# Reedy Neo One Motors



## patcollins (Sep 29, 2001)

Does anyone know how many turns each one is?

I am patricularly interested in the one star.


----------



## Donn (Jul 25, 2002)

LRP doesn't go by the turn count like Novak does. They give info on what it would be equal to if it were a brushed motor.

1 star = 13 turn
2 star = 11 turn
3 star = 9 turn
4 star = 7 turn
5 star = 5 turn

I don't know if that will help you but that is what the specs are based on for the LRP.


----------



## patcollins (Sep 29, 2001)

Not really, I was wanting to compare them to the Novaks. 

I have heard rumors that the original Neo One (3 star?) is a 6.5 turn.


----------



## tamiya_kid_ta04 (Dec 3, 2005)

yea im pretty sure that on tower thy say the 5 star is 3.5 turn but ill check on it


----------



## tamiya_kid_ta04 (Dec 3, 2005)

http://www2.towerhobbies.com/cgi-bin/wti0001p?&I=LXMAC8&P=7
no iwas wrong, the esc can handle 3.5 turn brushless, althought i found the four star was 7t


----------



## NovakTwo (Feb 8, 2006)

*Here is Burito from LRP....*



patcollins said:


> Does anyone know how many turns each one is?
> 
> I am patricularly interested in the one star.

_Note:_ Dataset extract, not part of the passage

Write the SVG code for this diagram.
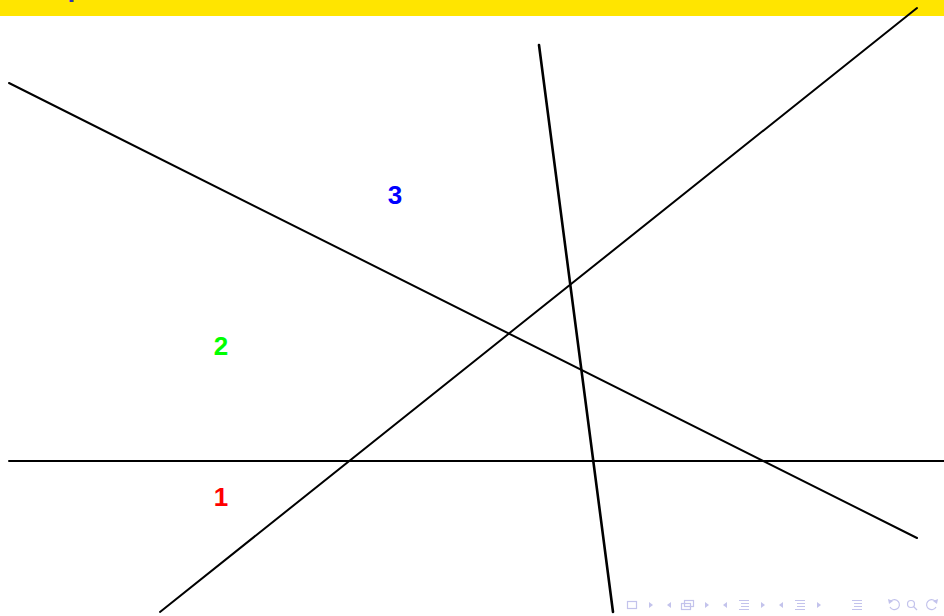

.....Just wanted to shed some light into the LRP Star rating, since this is no longer a secret...

1-Star = 8.5t
2-Star = 7.5t
3-Star = 6.5t
4-Star = 5.5t

R/C Tech


----------



## kevinm (Jan 16, 2002)

I just checked my Reedy Neo-one (original 6.5 turn) with an ohmmeter and discovered that it DOESN'T have a temperature sensor in it. Assuming that the new ones don't either, this would explain why I've seen Reedy motors with temperatures above 200° without shutdowns. (It might also explain why I've seen several of them explode their rotors. ) Has anybody else checked their new "star series" motors to see if they have a thermistor connected between pins 1 & 5?


----------